= Task objective =
Write out the listing below exactly, and omit any images you find in it.

= Provided material =
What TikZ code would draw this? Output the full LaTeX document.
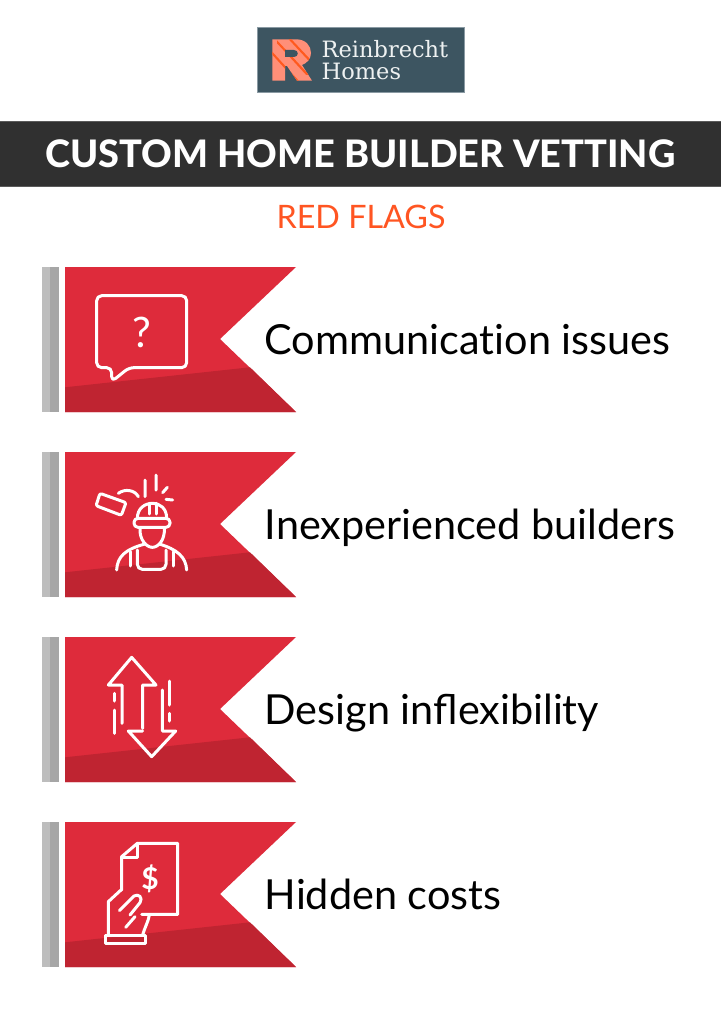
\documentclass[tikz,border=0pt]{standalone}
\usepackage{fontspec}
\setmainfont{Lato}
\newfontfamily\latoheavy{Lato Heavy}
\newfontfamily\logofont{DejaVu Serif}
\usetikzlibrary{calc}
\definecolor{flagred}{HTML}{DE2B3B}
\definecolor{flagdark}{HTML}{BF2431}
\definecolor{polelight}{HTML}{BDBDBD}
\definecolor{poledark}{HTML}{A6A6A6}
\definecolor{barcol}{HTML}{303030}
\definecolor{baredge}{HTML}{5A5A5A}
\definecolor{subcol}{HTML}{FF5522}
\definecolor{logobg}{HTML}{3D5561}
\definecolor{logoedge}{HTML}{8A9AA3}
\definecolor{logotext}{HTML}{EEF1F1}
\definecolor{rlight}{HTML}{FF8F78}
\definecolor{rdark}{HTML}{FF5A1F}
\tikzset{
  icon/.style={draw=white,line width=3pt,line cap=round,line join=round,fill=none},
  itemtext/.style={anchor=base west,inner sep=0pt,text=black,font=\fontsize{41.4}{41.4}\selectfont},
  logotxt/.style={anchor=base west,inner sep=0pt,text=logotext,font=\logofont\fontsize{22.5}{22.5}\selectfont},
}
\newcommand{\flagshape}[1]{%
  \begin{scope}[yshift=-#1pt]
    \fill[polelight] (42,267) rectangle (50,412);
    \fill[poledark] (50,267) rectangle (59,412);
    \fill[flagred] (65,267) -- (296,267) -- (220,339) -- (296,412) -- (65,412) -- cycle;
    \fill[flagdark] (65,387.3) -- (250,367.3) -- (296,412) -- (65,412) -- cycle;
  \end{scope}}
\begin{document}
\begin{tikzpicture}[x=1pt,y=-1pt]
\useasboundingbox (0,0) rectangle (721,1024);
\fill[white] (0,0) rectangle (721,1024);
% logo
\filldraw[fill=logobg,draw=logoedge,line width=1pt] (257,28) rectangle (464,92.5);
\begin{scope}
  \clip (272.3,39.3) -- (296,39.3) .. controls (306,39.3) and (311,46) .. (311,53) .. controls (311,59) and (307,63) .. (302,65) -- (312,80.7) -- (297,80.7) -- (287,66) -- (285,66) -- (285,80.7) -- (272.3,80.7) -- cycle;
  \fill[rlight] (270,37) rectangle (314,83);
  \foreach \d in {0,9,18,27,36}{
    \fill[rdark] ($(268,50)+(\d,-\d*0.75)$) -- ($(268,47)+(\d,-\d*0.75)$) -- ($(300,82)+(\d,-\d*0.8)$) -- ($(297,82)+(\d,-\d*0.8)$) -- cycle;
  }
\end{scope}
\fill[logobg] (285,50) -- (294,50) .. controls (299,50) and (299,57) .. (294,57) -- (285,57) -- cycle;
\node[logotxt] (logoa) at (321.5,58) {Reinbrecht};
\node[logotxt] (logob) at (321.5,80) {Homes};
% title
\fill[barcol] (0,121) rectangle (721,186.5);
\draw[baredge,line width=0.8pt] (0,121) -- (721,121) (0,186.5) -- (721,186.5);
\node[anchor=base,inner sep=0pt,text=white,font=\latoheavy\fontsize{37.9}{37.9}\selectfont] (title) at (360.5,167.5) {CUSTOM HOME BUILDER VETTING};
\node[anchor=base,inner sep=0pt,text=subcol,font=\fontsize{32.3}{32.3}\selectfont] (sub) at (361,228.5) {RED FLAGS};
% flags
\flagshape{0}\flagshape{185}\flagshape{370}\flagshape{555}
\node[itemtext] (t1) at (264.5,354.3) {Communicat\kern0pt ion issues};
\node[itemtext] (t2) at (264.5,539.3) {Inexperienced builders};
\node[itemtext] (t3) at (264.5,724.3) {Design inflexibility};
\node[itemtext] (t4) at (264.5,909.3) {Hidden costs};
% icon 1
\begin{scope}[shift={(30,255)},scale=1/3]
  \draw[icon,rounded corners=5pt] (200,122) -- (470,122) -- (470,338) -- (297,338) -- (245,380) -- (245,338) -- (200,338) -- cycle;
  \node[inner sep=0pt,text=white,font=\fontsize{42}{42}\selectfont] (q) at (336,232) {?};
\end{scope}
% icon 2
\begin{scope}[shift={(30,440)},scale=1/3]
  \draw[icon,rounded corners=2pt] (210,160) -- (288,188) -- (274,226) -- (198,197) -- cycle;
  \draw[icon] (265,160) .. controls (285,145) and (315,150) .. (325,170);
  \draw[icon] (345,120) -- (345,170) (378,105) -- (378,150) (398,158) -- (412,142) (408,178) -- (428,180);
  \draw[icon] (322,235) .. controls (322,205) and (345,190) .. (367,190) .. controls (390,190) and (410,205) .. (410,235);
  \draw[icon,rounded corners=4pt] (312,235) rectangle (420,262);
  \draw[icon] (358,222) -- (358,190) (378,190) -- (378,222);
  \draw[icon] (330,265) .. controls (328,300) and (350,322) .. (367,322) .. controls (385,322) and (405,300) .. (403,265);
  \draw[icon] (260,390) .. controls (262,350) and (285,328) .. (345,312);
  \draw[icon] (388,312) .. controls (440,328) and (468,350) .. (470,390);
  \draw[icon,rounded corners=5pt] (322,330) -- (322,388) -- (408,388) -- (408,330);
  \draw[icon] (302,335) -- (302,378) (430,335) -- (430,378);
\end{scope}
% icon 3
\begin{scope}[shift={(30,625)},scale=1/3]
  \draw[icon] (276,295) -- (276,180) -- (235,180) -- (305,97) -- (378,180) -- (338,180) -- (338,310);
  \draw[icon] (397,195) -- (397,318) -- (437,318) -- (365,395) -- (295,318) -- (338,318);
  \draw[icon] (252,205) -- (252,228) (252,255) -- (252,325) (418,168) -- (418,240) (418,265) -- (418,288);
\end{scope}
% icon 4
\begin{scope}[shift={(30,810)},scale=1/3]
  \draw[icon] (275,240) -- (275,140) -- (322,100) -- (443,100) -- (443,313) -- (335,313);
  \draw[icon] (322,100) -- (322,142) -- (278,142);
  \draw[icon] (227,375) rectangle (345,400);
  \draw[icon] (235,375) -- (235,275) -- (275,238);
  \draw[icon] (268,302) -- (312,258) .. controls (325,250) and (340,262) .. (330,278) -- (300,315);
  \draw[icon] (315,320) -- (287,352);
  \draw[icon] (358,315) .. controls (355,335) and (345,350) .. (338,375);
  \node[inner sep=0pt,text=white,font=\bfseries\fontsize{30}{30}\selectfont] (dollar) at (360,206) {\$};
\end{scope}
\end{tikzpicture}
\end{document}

= Output below =
What TikZ code would draw this? Output the full LaTeX document.
\documentclass[tikz,border=0pt]{standalone}
\usepackage{fontspec}
\setmainfont{Lato}
\newfontfamily\latoheavy{Lato Heavy}
\newfontfamily\logofont{DejaVu Serif}
\usetikzlibrary{calc}
\definecolor{flagred}{HTML}{DE2B3B}
\definecolor{flagdark}{HTML}{BF2431}
\definecolor{polelight}{HTML}{BDBDBD}
\definecolor{poledark}{HTML}{A6A6A6}
\definecolor{barcol}{HTML}{303030}
\definecolor{baredge}{HTML}{5A5A5A}
\definecolor{subcol}{HTML}{FF5522}
\definecolor{logobg}{HTML}{3D5561}
\definecolor{logoedge}{HTML}{8A9AA3}
\definecolor{logotext}{HTML}{EEF1F1}
\definecolor{rlight}{HTML}{FF8F78}
\definecolor{rdark}{HTML}{FF5A1F}
\tikzset{
  icon/.style={draw=white,line width=3pt,line cap=round,line join=round,fill=none},
  itemtext/.style={anchor=base west,inner sep=0pt,text=black,font=\fontsize{41.4}{41.4}\selectfont},
  logotxt/.style={anchor=base west,inner sep=0pt,text=logotext,font=\logofont\fontsize{22.5}{22.5}\selectfont},
}
\newcommand{\flagshape}[1]{%
  \begin{scope}[yshift=-#1pt]
    \fill[polelight] (42,267) rectangle (50,412);
    \fill[poledark] (50,267) rectangle (59,412);
    \fill[flagred] (65,267) -- (296,267) -- (220,339) -- (296,412) -- (65,412) -- cycle;
    \fill[flagdark] (65,387.3) -- (250,367.3) -- (296,412) -- (65,412) -- cycle;
  \end{scope}}
\begin{document}
\begin{tikzpicture}[x=1pt,y=-1pt]
\useasboundingbox (0,0) rectangle (721,1024);
\fill[white] (0,0) rectangle (721,1024);
% logo
\filldraw[fill=logobg,draw=logoedge,line width=1pt] (257,28) rectangle (464,92.5);
\begin{scope}
  \clip (272.3,39.3) -- (296,39.3) .. controls (306,39.3) and (311,46) .. (311,53) .. controls (311,59) and (307,63) .. (302,65) -- (312,80.7) -- (297,80.7) -- (287,66) -- (285,66) -- (285,80.7) -- (272.3,80.7) -- cycle;
  \fill[rlight] (270,37) rectangle (314,83);
  \foreach \d in {0,9,18,27,36}{
    \fill[rdark] ($(268,50)+(\d,-\d*0.75)$) -- ($(268,47)+(\d,-\d*0.75)$) -- ($(300,82)+(\d,-\d*0.8)$) -- ($(297,82)+(\d,-\d*0.8)$) -- cycle;
  }
\end{scope}
\fill[logobg] (285,50) -- (294,50) .. controls (299,50) and (299,57) .. (294,57) -- (285,57) -- cycle;
\node[logotxt] (logoa) at (321.5,58) {Reinbrecht};
\node[logotxt] (logob) at (321.5,80) {Homes};
% title
\fill[barcol] (0,121) rectangle (721,186.5);
\draw[baredge,line width=0.8pt] (0,121) -- (721,121) (0,186.5) -- (721,186.5);
\node[anchor=base,inner sep=0pt,text=white,font=\latoheavy\fontsize{37.9}{37.9}\selectfont] (title) at (360.5,167.5) {CUSTOM HOME BUILDER VETTING};
\node[anchor=base,inner sep=0pt,text=subcol,font=\fontsize{32.3}{32.3}\selectfont] (sub) at (361,228.5) {RED FLAGS};
% flags
\flagshape{0}\flagshape{185}\flagshape{370}\flagshape{555}
\node[itemtext] (t1) at (264.5,354.3) {Communicat\kern0pt ion issues};
\node[itemtext] (t2) at (264.5,539.3) {Inexperienced builders};
\node[itemtext] (t3) at (264.5,724.3) {Design inflexibility};
\node[itemtext] (t4) at (264.5,909.3) {Hidden costs};
% icon 1
\begin{scope}[shift={(30,255)},scale=1/3]
  \draw[icon,rounded corners=5pt] (200,122) -- (470,122) -- (470,338) -- (297,338) -- (245,380) -- (245,338) -- (200,338) -- cycle;
  \node[inner sep=0pt,text=white,font=\fontsize{42}{42}\selectfont] (q) at (336,232) {?};
\end{scope}
% icon 2
\begin{scope}[shift={(30,440)},scale=1/3]
  \draw[icon,rounded corners=2pt] (210,160) -- (288,188) -- (274,226) -- (198,197) -- cycle;
  \draw[icon] (265,160) .. controls (285,145) and (315,150) .. (325,170);
  \draw[icon] (345,120) -- (345,170) (378,105) -- (378,150) (398,158) -- (412,142) (408,178) -- (428,180);
  \draw[icon] (322,235) .. controls (322,205) and (345,190) .. (367,190) .. controls (390,190) and (410,205) .. (410,235);
  \draw[icon,rounded corners=4pt] (312,235) rectangle (420,262);
  \draw[icon] (358,222) -- (358,190) (378,190) -- (378,222);
  \draw[icon] (330,265) .. controls (328,300) and (350,322) .. (367,322) .. controls (385,322) and (405,300) .. (403,265);
  \draw[icon] (260,390) .. controls (262,350) and (285,328) .. (345,312);
  \draw[icon] (388,312) .. controls (440,328) and (468,350) .. (470,390);
  \draw[icon,rounded corners=5pt] (322,330) -- (322,388) -- (408,388) -- (408,330);
  \draw[icon] (302,335) -- (302,378) (430,335) -- (430,378);
\end{scope}
% icon 3
\begin{scope}[shift={(30,625)},scale=1/3]
  \draw[icon] (276,295) -- (276,180) -- (235,180) -- (305,97) -- (378,180) -- (338,180) -- (338,310);
  \draw[icon] (397,195) -- (397,318) -- (437,318) -- (365,395) -- (295,318) -- (338,318);
  \draw[icon] (252,205) -- (252,228) (252,255) -- (252,325) (418,168) -- (418,240) (418,265) -- (418,288);
\end{scope}
% icon 4
\begin{scope}[shift={(30,810)},scale=1/3]
  \draw[icon] (275,240) -- (275,140) -- (322,100) -- (443,100) -- (443,313) -- (335,313);
  \draw[icon] (322,100) -- (322,142) -- (278,142);
  \draw[icon] (227,375) rectangle (345,400);
  \draw[icon] (235,375) -- (235,275) -- (275,238);
  \draw[icon] (268,302) -- (312,258) .. controls (325,250) and (340,262) .. (330,278) -- (300,315);
  \draw[icon] (315,320) -- (287,352);
  \draw[icon] (358,315) .. controls (355,335) and (345,350) .. (338,375);
  \node[inner sep=0pt,text=white,font=\bfseries\fontsize{30}{30}\selectfont] (dollar) at (360,206) {\$};
\end{scope}
\end{tikzpicture}
\end{document}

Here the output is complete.